Though she began her career as a teacher, Tarbell soon changed course and became a writer. Furthermore, as a suffragist, Ida had decided that she would avoid marriage permanently. A career as a journalist was far more enticing (and profitable) than wife-hood would ever be.

To that end, she began to write for The Chautauquan, a teaching supplement publication. In 1890, she made a major move to Paris, intending to complete historic research “to rescue women from the obscurity of history”. She wrote features on the life of prominent French women, which attracted the attention of McClure’s Magazine. Tarbell would later become the magazine’s editor. She also wrote popular series on Napoleon Bonaparte, Abraham Lincoln, and other historic figures.

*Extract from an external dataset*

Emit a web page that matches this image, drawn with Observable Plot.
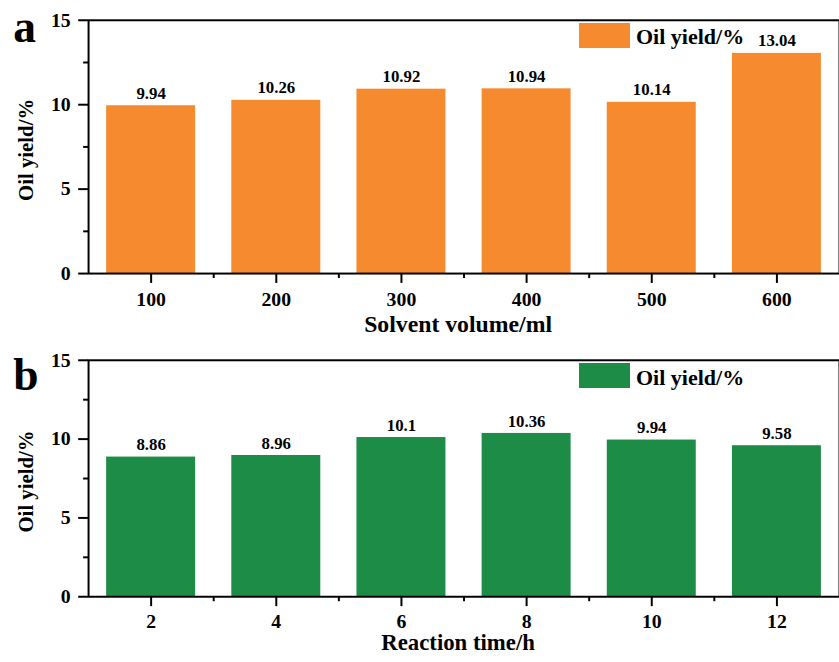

However, Tarbell made her reputation on dogged investigative journalism focused on the oil industry. With the help of assistant John Siddall, Tarbell began to investigate Standard Oil in 1900. Through interviews and intensive research, Tarbell highlighted the unethical practices by Standard Oil, and in particular those of industrialist John D. Rockefeller.

While working on her expose, Tarbell developed major investigative reporting techniques still in use today. This included access public documents and combining the sometimes far-flung information contained therein. Combined with her interview techniques and powerful writing, Tarbell managed to help break the Standard Oil monopoly and dramatically changed Rockefeller’s reputation.